- Goal -
Below are some records. Output the lines from the first one through the line that holds "(0,0) rectangle (767,538);", exactly as written, with no pictures.

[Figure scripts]
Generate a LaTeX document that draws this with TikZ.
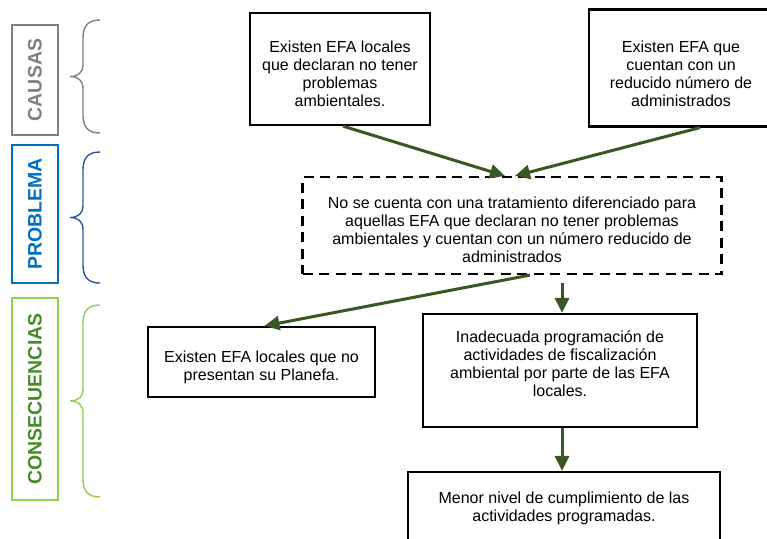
\documentclass[tikz,border=0pt]{standalone}
\usepackage{fontspec}
\setmainfont{Liberation Sans}[BoldFont={Liberation Sans Bold}]
\usetikzlibrary{arrows.meta}

\definecolor{flecha}{RGB}{56,87,35}
\definecolor{gris}{RGB}{128,128,128}
\definecolor{azul}{RGB}{0,112,192}
\definecolor{azuloscuro}{RGB}{47,85,151}
\definecolor{verdeclaro}{RGB}{146,208,80}
\definecolor{verde}{RGB}{70,140,40}

% llave vertical: color, arriba, abajo
\newcommand{\llave}[3]{%
  \pgfmathsetmacro{\ymed}{(#2+#3)/2}%
  \draw[#1, line width=1.4pt]
    (100,#2) .. controls (88,#2) and (83,#2+6) .. (83,#2+18)
    -- (83,\ymed-12) .. controls (83,\ymed-4) and (78,\ymed) .. (70,\ymed)
    .. controls (78,\ymed) and (83,\ymed+4) .. (83,\ymed+12)
    -- (83,#3-18) .. controls (83,#3-6) and (88,#3) .. (100,#3);}
% espacio arriba / abajo del texto
\newcommand{\arriba}[1]{\rule{0pt}{#1}}
\newcommand{\abajo}[1]{\rule[-#1]{0pt}{#1}}

\begin{document}
\begin{tikzpicture}[x=1pt,y=-1pt,
  caja/.style={draw=black, line width=2.2pt, align=center,
    font=\fontsize{16}{18}\selectfont, inner sep=3pt},
  etiqueta/.style={line width=2pt, rotate=90, minimum height=46pt,
    font=\bfseries\fontsize{19.5}{21}\selectfont},
  flechita/.style={draw=flecha, line width=3pt,
    -{Triangle[length=15pt,width=14pt]}}]
  \useasboundingbox (0,0) rectangle (767,538);

  % columna izquierda
  \node[etiqueta, draw=gris, text=gris, minimum width=110pt] (causas) at (35,80) {CAUSAS};
  \node[etiqueta, draw=azul, text=azul, minimum width=138pt] (problema) at (35,214) {PROBLEMA};
  \node[etiqueta, draw=verdeclaro, text=verde, minimum width=202pt] (consec) at (35,399) {CONSECUENCIAS};

  \llave{gris}{20}{133}
  \llave{azuloscuro}{152}{283}
  \llave{verdeclaro}{305}{497}

  % causas
  \node[caja, minimum width=180pt, minimum height=112pt] (c1) at (340,69)
    {\arriba{22pt}Existen EFA locales\\que declaran no tener\\problemas\\ambientales.};
  \node[caja, minimum width=184pt, minimum height=117pt] (c2) at (681,68)
    {\arriba{24pt}Existen EFA que\\cuentan con un\\reducido número de\\administrados};

  % problema
  \node[caja, dash pattern=on 10pt off 6.5pt, minimum width=419pt, minimum height=97pt] (prob) at (512,225.5)
    {\arriba{21pt}No se cuenta con una tratamiento diferenciado para\\aquellas EFA que declaran no tener problemas\\ambientales y cuentan con un número reducido de\\administrados};

  % consecuencias
  \node[caja, minimum width=227pt, minimum height=70pt] (k1) at (261.5,362)
    {\arriba{22pt}Existen EFA locales que no\\presentan su Planefa.};
  \node[caja, minimum width=274pt, minimum height=113pt] (k2) at (560,370.5)
    {Inadecuada programación de\\actividades de fiscalización\\ambiental por parte de las EFA\\locales.\abajo{13pt}};
  \node[caja, minimum width=312pt, minimum height=72pt] (k3) at (564,508)
    {Menor nivel de cumplimiento de las\\actividades programadas.};

  \draw[flechita] ([xshift=3pt]c1.south) -- ([xshift=-7pt]prob.north);
  \draw[flechita] ([xshift=19pt]c2.south) -- ([xshift=3pt]prob.north);
  \draw[flechita] ([xshift=18pt]prob.south) -- ([xshift=3pt]k1.north);
  \draw[flechita] ([xshift=50pt,yshift=-8pt]prob.south) -- ([xshift=2pt]k2.north);
  \draw[flechita] ([xshift=2pt]k2.south) -- ([xshift=-2pt]k3.north);
\end{tikzpicture}
\end{document}
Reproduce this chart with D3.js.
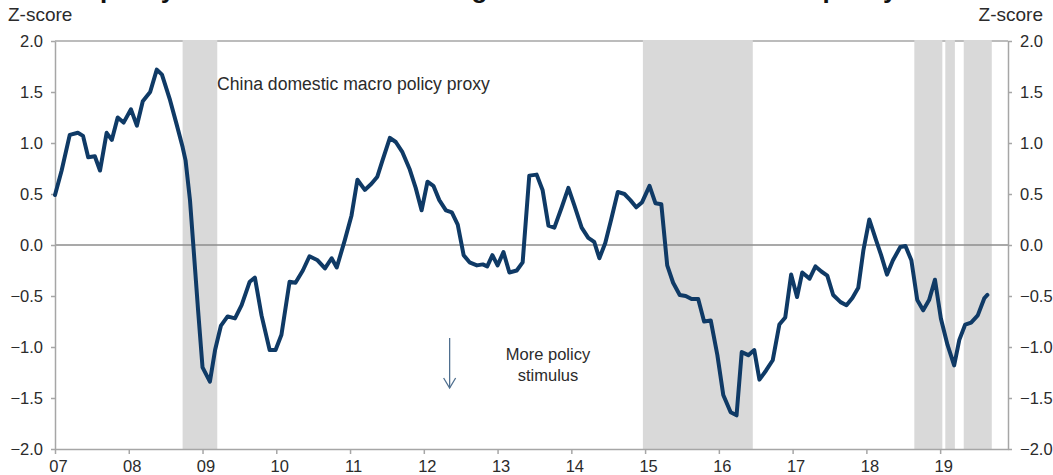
<!DOCTYPE html>
<html>
<head>
<meta charset="utf-8">
<script src="https://cdn.jsdelivr.net/npm/d3@7"></script>
<style>
  html, body { margin: 0; padding: 0; background: #fff; }
  svg { display: block; font-family: "Liberation Sans", Arial, sans-serif; }
</style>
</head>
<body>
<svg id="chart"></svg>
<script>
// China domestic macro policy proxy (z-score)
const dates = [
  2007.00, 2007.09, 2007.20, 2007.31, 2007.38, 2007.45, 2007.54, 2007.61, 2007.70, 2007.77,
  2007.85, 2007.93, 2008.03, 2008.11, 2008.19, 2008.29, 2008.38, 2008.45, 2008.56, 2008.65,
  2008.73, 2008.77, 2008.83, 2008.88, 2008.94, 2009.00, 2009.10, 2009.17, 2009.25, 2009.34,
  2009.44, 2009.53, 2009.64, 2009.71, 2009.80, 2009.91, 2009.99, 2010.07, 2010.18, 2010.26,
  2010.36, 2010.45, 2010.56, 2010.66, 2010.75, 2010.82, 2010.93, 2011.02, 2011.10, 2011.20,
  2011.29, 2011.37, 2011.44, 2011.54, 2011.62, 2011.71, 2011.81, 2011.89, 2011.97, 2012.05,
  2012.13, 2012.21, 2012.30, 2012.38, 2012.46, 2012.54, 2012.62, 2012.72, 2012.80, 2012.86,
  2012.93, 2013.00, 2013.08, 2013.16, 2013.26, 2013.34, 2013.43, 2013.53, 2013.61, 2013.69,
  2013.77, 2013.87, 2013.96, 2014.04, 2014.14, 2014.23, 2014.31, 2014.38, 2014.46, 2014.54,
  2014.63, 2014.72, 2014.80, 2014.88, 2014.96, 2015.06, 2015.14, 2015.22, 2015.30, 2015.38,
  2015.47, 2015.55, 2015.63, 2015.72, 2015.80, 2015.89, 2015.98, 2016.06, 2016.16, 2016.24,
  2016.31, 2016.40, 2016.48, 2016.55, 2016.64, 2016.73, 2016.82, 2016.90, 2016.98, 2017.06,
  2017.13, 2017.23, 2017.31, 2017.39, 2017.47, 2017.55, 2017.65, 2017.73, 2017.81, 2017.89,
  2017.96, 2018.04, 2018.13, 2018.20, 2018.28, 2018.36, 2018.46, 2018.53, 2018.61, 2018.69,
  2018.77, 2018.85, 2018.93, 2019.01, 2019.10, 2019.19, 2019.26, 2019.34, 2019.42, 2019.51,
  2019.60, 2019.64
];
const zscore = [
  0.49, 0.73, 1.08, 1.10, 1.07, 0.86, 0.87, 0.73, 1.10, 1.03,
  1.25, 1.20, 1.33, 1.17, 1.41, 1.50, 1.72, 1.67, 1.42, 1.18,
  0.96, 0.83, 0.44, -0.05, -0.64, -1.20, -1.34, -1.03, -0.79, -0.70,
  -0.72, -0.59, -0.36, -0.32, -0.69, -1.03, -1.03, -0.88, -0.36, -0.37,
  -0.25, -0.11, -0.15, -0.23, -0.13, -0.22, 0.05, 0.29, 0.64, 0.54,
  0.60, 0.67, 0.83, 1.05, 1.01, 0.91, 0.74, 0.56, 0.34, 0.62,
  0.58, 0.44, 0.34, 0.32, 0.20, -0.10, -0.17, -0.20, -0.19, -0.21,
  -0.10, -0.20, -0.07, -0.27, -0.25, -0.17, 0.68, 0.69, 0.54, 0.19,
  0.17, 0.37, 0.56, 0.39, 0.17, 0.07, 0.03, -0.13, 0.02, 0.25,
  0.52, 0.50, 0.44, 0.37, 0.42, 0.58, 0.41, 0.40, -0.20, -0.37,
  -0.49, -0.50, -0.53, -0.53, -0.75, -0.74, -1.08, -1.47, -1.64, -1.67,
  -1.05, -1.08, -1.03, -1.32, -1.23, -1.13, -0.78, -0.71, -0.29, -0.51,
  -0.27, -0.33, -0.21, -0.26, -0.30, -0.49, -0.56, -0.59, -0.52, -0.42,
  -0.05, 0.25, 0.05, -0.10, -0.29, -0.15, -0.02, -0.01, -0.15, -0.54,
  -0.64, -0.54, -0.34, -0.72, -0.98, -1.18, -0.93, -0.78, -0.76, -0.69,
  -0.52, -0.49
];

// shaded periods (start, end) in decimal years
const shadeStart = [2008.73, 2014.97, 2018.65, 2019.07, 2019.32];
const shadeEnd   = [2009.20, 2016.46, 2019.03, 2019.20, 2019.70];

const yearTicks = d3.range(2007, 2020);
const yearLabels = ['07', '08', '09', '10', '11', '12', '13', '14', '15', '16', '17', '18', '19'];
const zTicks = [-2, -1.5, -1, -0.5, 0, 0.5, 1, 1.5, 2];

const width = 1053, height = 475;
const plotLeft = 55, plotRight = 1008, plotTop = 41, plotBottom = 449;

const svg = d3.select('#chart').attr('width', width).attr('height', height);
svg.append('rect').attr('width', width).attr('height', height).attr('fill', '#fff');

const x = d3.scaleLinear().domain([2007, 2019.92]).range([plotLeft, plotRight]);
const y = d3.scaleLinear().domain([-2, 2]).range([plotBottom, plotTop]);

const axisColor = '#a6a6a6';
const textColor = '#2b2b2b';

// title, cut off by the top edge in the reference (only descenders show)
svg.append('text')
  .attr('x', 0).attr('y', -2)
  .attr('font-size', 26).attr('font-weight', 'bold').attr('fill', '#111')
  .text("China's policy is less loose than during the 2015-16 downturn and policy remains tame");

// top frame line
svg.append('line')
  .attr('x1', plotLeft).attr('x2', plotRight).attr('y1', plotTop).attr('y2', plotTop)
  .attr('stroke', axisColor).attr('stroke-width', 1.5);

// shading
svg.append('g').selectAll('rect')
  .data(shadeStart)
  .enter().append('rect')
  .attr('x', (d) => x(d))
  .attr('width', (d, i) => x(shadeEnd[i]) - x(d))
  .attr('y', plotTop - 1)
  .attr('height', plotBottom - plotTop + 1)
  .attr('fill', '#d9d9d9');

// zero line
svg.append('line')
  .attr('x1', plotLeft).attr('x2', plotRight).attr('y1', y(0)).attr('y2', y(0))
  .attr('stroke', '#8c8c8c').attr('stroke-width', 1.3);

// axes
function styleAxis(g) {
  g.select('.domain').attr('stroke', axisColor).attr('stroke-width', 1.5);
  g.selectAll('.tick line').attr('stroke', axisColor).attr('stroke-width', 1.5);
  g.selectAll('.tick text').attr('fill', textColor).attr('font-size', 16.5)
    .attr('font-family', '"Liberation Sans", Arial, sans-serif');
}

const xAxis = d3.axisBottom(x)
  .tickValues(yearTicks)
  .tickFormat((d, i) => yearLabels[i])
  .tickSizeInner(5).tickSizeOuter(0).tickPadding(6);
svg.append('g')
  .attr('transform', `translate(0,${plotBottom})`)
  .call(xAxis)
  .call(styleAxis)
  .call(g => g.selectAll('.tick text').attr('dx', 3));

const yLeft = d3.axisLeft(y)
  .tickValues(zTicks).tickFormat(d3.format('.1f'))
  .tickSizeInner(4).tickSizeOuter(0).tickPadding(8);
svg.append('g')
  .attr('transform', `translate(${plotLeft},0)`)
  .call(yLeft)
  .call(styleAxis);

const yRight = d3.axisRight(y)
  .tickValues(zTicks).tickFormat(d3.format('.1f'))
  .tickSizeInner(4).tickSizeOuter(0).tickPadding(8);
svg.append('g')
  .attr('transform', `translate(${plotRight},0)`)
  .call(yRight)
  .call(styleAxis);

// axis titles
svg.append('text')
  .attr('x', 8).attr('y', 21)
  .attr('font-family', '"Liberation Sans Narrow", "Arial Narrow", sans-serif')
  .attr('font-size', 19).attr('fill', textColor)
  .text('Z-score');
svg.append('text')
  .attr('x', 1043).attr('y', 21).attr('text-anchor', 'end')
  .attr('font-family', '"Liberation Sans Narrow", "Arial Narrow", sans-serif')
  .attr('font-size', 19).attr('fill', textColor)
  .text('Z-score');

// series line
const series = dates.map((d, i) => ({ t: d, v: zscore[i] }));
const line = d3.line().x(d => x(d.t)).y(d => y(d.v));
svg.append('path')
  .datum(series)
  .attr('d', line)
  .attr('fill', 'none')
  .attr('stroke', '#0f3a66')
  .attr('stroke-width', 4)
  .attr('stroke-linejoin', 'round')
  .attr('stroke-linecap', 'round');

// annotations
svg.append('text')
  .attr('x', 217).attr('y', 90)
  .attr('font-size', 17.6).attr('fill', textColor)
  .text('China domestic macro policy proxy');

const note = svg.append('text')
  .attr('text-anchor', 'middle')
  .attr('font-size', 16.5).attr('fill', textColor);
note.append('tspan').attr('x', 548).attr('y', 360).text('More policy');
note.append('tspan').attr('x', 548).attr('y', 381).text('stimulus');

// arrow
const ax = x(2012.35);
svg.append('line')
  .attr('x1', ax).attr('x2', ax).attr('y1', 338).attr('y2', 388)
  .attr('stroke', '#4f6f8f').attr('stroke-width', 1.3);
svg.append('path')
  .attr('d', `M${ax - 6},${378} L${ax},${388} L${ax + 6},${378}`)
  .attr('fill', 'none').attr('stroke', '#4f6f8f').attr('stroke-width', 1.3);
</script>
</body>
</html>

- Exercise solution -
Generate a LaTeX document that draws this with TikZ.
\documentclass[tikz,border=0pt]{standalone}
\usepackage{fontspec}
\setmainfont{Liberation Sans}[BoldFont={Liberation Sans Bold}]
\usetikzlibrary{arrows.meta}

\definecolor{flecha}{RGB}{56,87,35}
\definecolor{gris}{RGB}{128,128,128}
\definecolor{azul}{RGB}{0,112,192}
\definecolor{azuloscuro}{RGB}{47,85,151}
\definecolor{verdeclaro}{RGB}{146,208,80}
\definecolor{verde}{RGB}{70,140,40}

% llave vertical: color, arriba, abajo
\newcommand{\llave}[3]{%
  \pgfmathsetmacro{\ymed}{(#2+#3)/2}%
  \draw[#1, line width=1.4pt]
    (100,#2) .. controls (88,#2) and (83,#2+6) .. (83,#2+18)
    -- (83,\ymed-12) .. controls (83,\ymed-4) and (78,\ymed) .. (70,\ymed)
    .. controls (78,\ymed) and (83,\ymed+4) .. (83,\ymed+12)
    -- (83,#3-18) .. controls (83,#3-6) and (88,#3) .. (100,#3);}
% espacio arriba / abajo del texto
\newcommand{\arriba}[1]{\rule{0pt}{#1}}
\newcommand{\abajo}[1]{\rule[-#1]{0pt}{#1}}

\begin{document}
\begin{tikzpicture}[x=1pt,y=-1pt,
  caja/.style={draw=black, line width=2.2pt, align=center,
    font=\fontsize{16}{18}\selectfont, inner sep=3pt},
  etiqueta/.style={line width=2pt, rotate=90, minimum height=46pt,
    font=\bfseries\fontsize{19.5}{21}\selectfont},
  flechita/.style={draw=flecha, line width=3pt,
    -{Triangle[length=15pt,width=14pt]}}]
  \useasboundingbox (0,0) rectangle (767,538);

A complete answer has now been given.